I like how the first two paragraphs under the intro (History) is basically outlining how the British doing it to American colonists was a catalyst for violent revolution to come…
…and then the third is describing how American courts immediately recreated the laws with these inspirations to increase their budgets.
While that's true, you absolutely don't have to settle for monarchy because a lot of democratic countries don't have this problem. Start with Canada (ignoring its namesake monarch). Civil forfeiture is a US specialty.
While perhaps specifically Canada does not have this type of asset forfeiture, I’m not sure they’re a good example of financial liberty that we should aspire to here in the US.
As a Canadian I'd like to take this opportunity to ask you what you know about Canada.
Like what do you really know about Canada?

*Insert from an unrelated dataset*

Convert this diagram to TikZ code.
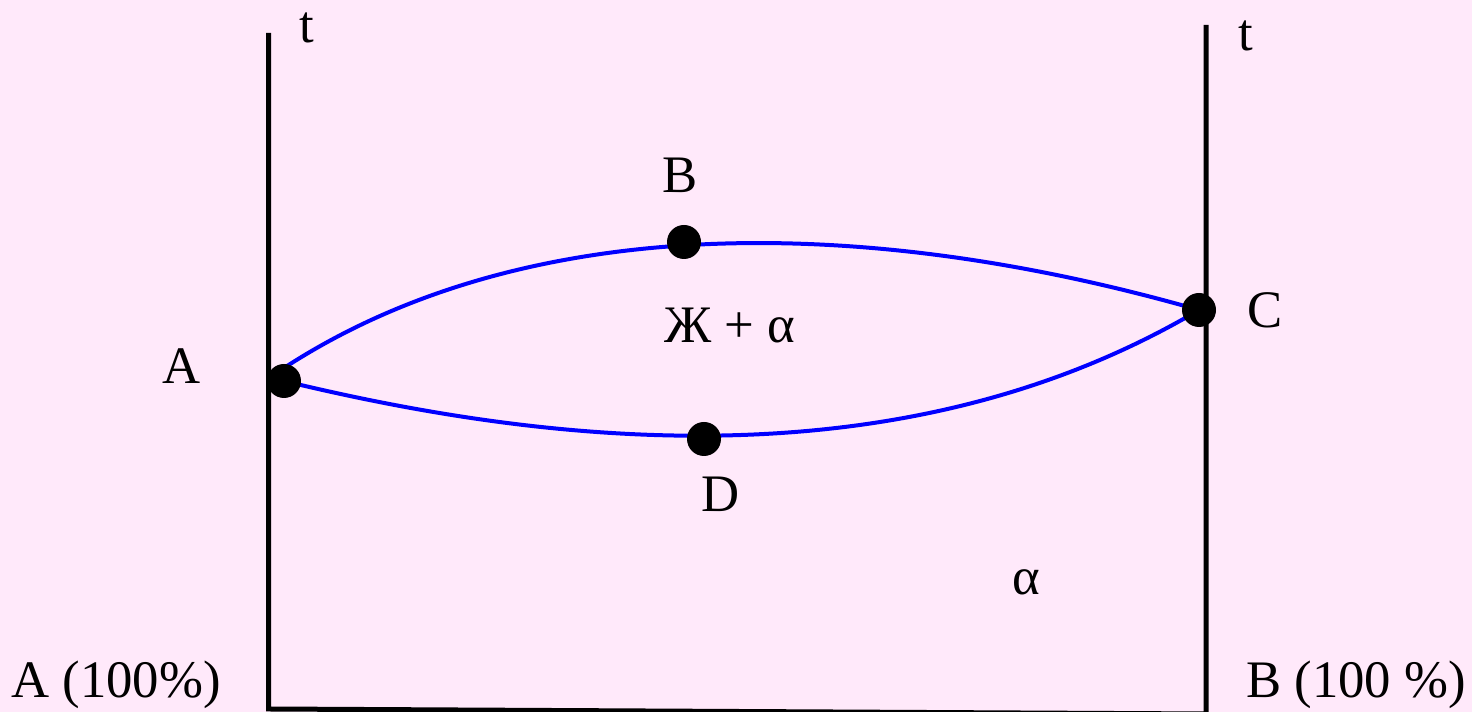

Because I'm getting the same "Montreal is the capital of Canada" vibes that I got from an American tourist when I was a little kid visiting the same tourist town that they were on summer vacation.
It astounds me how confidentially incorrect Americans (I'm assuming that you're American) are when it comes to their close neighbour.
I think it exists in Ireland too. I suspect it may be a legislative flaw that can be exploited in all common law countries (with the buy in of legislatures of course).
I dunno, there's some stuff like French ferme générale private tax collectors that weren't constrained in their profit-margin [0] or privateers with letters of marque and reprisal that went after civilians from other countries. [1]
The Sheriff of London paid the monarch for their position, £300, and paid for this (as well as stashing away some for themselves) through taxes and fees or fines assessed by the sovereign.
This would have certain parallels to contemporary civil forfeiture.